Viajar es poner en venta los prejuicios y mi forma de reconciliarme con Murcia ha sido la escritura, los cuatro años que llevo publicando artículos en la prensa regional, conociendo los elementos que constituyen su idiosincrasia, visitando sus rincones y parándome en sus esquinas, no como una ciudad de paso, sino como un punto de llegada. También la lectura ha ayudado a renovar mi visión sobre la capital. En este sentido, la literatura de Miguel Ángel Hernández me ha resultado un bálsamo contra los complejos que arrastraba.
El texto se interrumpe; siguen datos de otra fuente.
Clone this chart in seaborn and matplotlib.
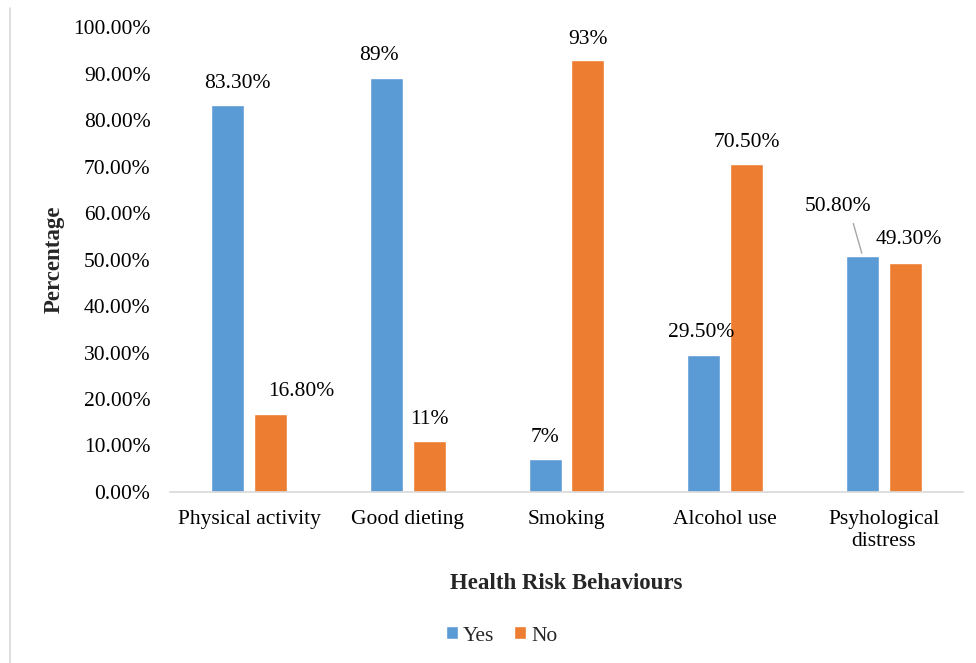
import matplotlib
matplotlib.use("Agg")
import matplotlib.pyplot as plt
import seaborn as sns
import pandas as pd
from matplotlib.lines import Line2D

categories = ["Physical activity", "Good dieting", "Smoking", "Alcohol use", "Psyhological\ndistress"]
yes_values = [83.3, 89.0, 7.0, 29.5, 50.8]
no_values = [16.8, 11.0, 93.0, 70.5, 49.3]
yes_labels = ["83.30%", "89%", "7%", "29.50%", "50.80%"]
no_labels = ["16.80%", "11%", "93%", "70.50%", "49.30%"]
y_ticks = [0, 10, 20, 30, 40, 50, 60, 70, 80, 90, 100]

df = pd.DataFrame({
    "Category": categories * 2,
    "Value": yes_values + no_values,
    "Group": ["Yes"] * len(categories) + ["No"] * len(categories),
})

sns.set_theme(style="white")
plt.rcParams["font.family"] = ["Liberation Serif", "DejaVu Serif"]

fig = plt.figure(figsize=(9.76, 6.63), dpi=100)
ax = fig.add_axes([0.174, 0.258, 0.813, 0.701])

sns.barplot(data=df, x="Category", y="Value", hue="Group", order=categories,
            hue_order=["Yes", "No"], palette=["#5B9BD5", "#ED7D31"],
            width=0.54, gap=0.23, ax=ax, legend=True, saturation=1)

ax.set_ylim(0, 100)
ax.set_xlim(-0.5, 4.5)
ax.set_yticks(y_ticks)
ax.set_yticklabels([f"{t:.2f}%" for t in y_ticks], fontsize=15.5, color="#000000")
ax.tick_params(axis="x", labelsize=15.5, colors="#000000", pad=13)
ax.tick_params(axis="y", pad=14)
ax.tick_params(length=0)
for s in ["top", "right", "left"]:
    ax.spines[s].set_visible(False)
ax.spines["bottom"].set_color("#D9D9D9")
ax.spines["bottom"].set_linewidth(1.2)

ax.set_xlabel("Health Risk Behaviours", fontsize=16.5, fontweight="bold", labelpad=16)
ax.set_ylabel("Percentage", fontsize=16.5, fontweight="bold", labelpad=6)

# data labels
offsets_yes = [(10, 21), (-8, 23), (0, 22), (-3, 22), (-25, 49)]
offsets_no = [(31, 22), (0, 21), (0, 20), (0, 22), (3, 23)]
n = len(categories)
patches = [p for p in ax.patches if p.get_height() > 0][: 2 * n]
yes_p = sorted(patches[:n], key=lambda p: p.get_x())
no_p = sorted(patches[n:], key=lambda p: p.get_x())
for p, lab, off in zip(yes_p, yes_labels, offsets_yes):
    cx = p.get_x() + p.get_width() / 2
    ax.annotate(lab, (cx, p.get_height()), xytext=off, textcoords="offset pixels",
                ha="center", va="center", fontsize=15.5, color="#000000")
for p, lab, off in zip(no_p, no_labels, offsets_no):
    cx = p.get_x() + p.get_width() / 2
    ax.annotate(lab, (cx, p.get_height()), xytext=off, textcoords="offset pixels",
                ha="center", va="center", fontsize=15.5, color="#000000")

# leader line for 50.80%
p = yes_p[4]
cx = p.get_x() + p.get_width() / 2
ax.annotate("", (cx, p.get_height()), xytext=(-10, 35), textcoords="offset pixels",
            arrowprops=dict(arrowstyle="-", color="#A6A6A6", lw=1))

leg = ax.legend(loc="center", bbox_to_anchor=(0.418, -0.31), ncol=2, frameon=False,
                fontsize=15.5, handlelength=0.55, handleheight=0.55, handletextpad=0.25,
                columnspacing=0.9)

fig.add_artist(Line2D([0.0105, 0.0105], [0, 0.988], transform=fig.transFigure,
                      color="#D9D9D9", lw=1.2))

fig.savefig("out.png", dpi=100)
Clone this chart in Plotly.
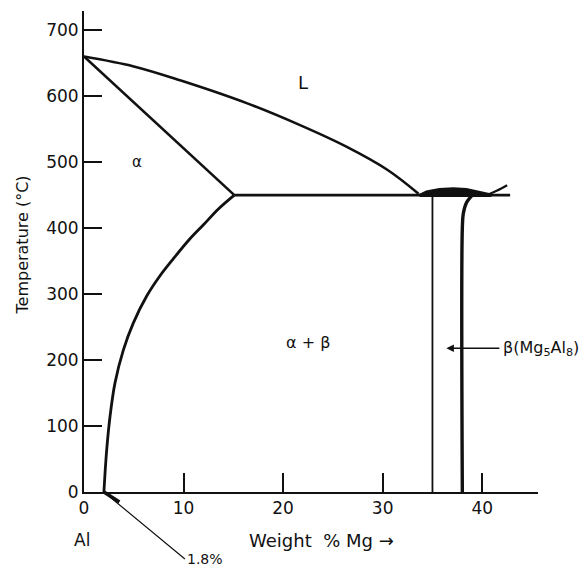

Este murciano universal ha logrado elevar el paisaje de nuestra tierra a la categoría de territorio literario y lo ha conseguido sin artificios, sin mitologías, sino representando una realidad dura y cruel, pero magistralmente ejecutada.
Fue el sábado cuando encontré mi lugar en Murcia, caminando por un casco histórico creado solo para mí, con la torre de la Catedral acechando al fondo, dándole a la ciudad un aire de novela galdosiana, justo en el momento en el que se despiertan las multitudes y arrebatan al caminante la belleza de la soledad. Y volví a Miguel d'Ors, a los lugares en los que nunca he estado, y entendí que no deseaba estar ni en Siena ni en Grenoble, sino que recorría la ciudad en la que quería estar en ese momento.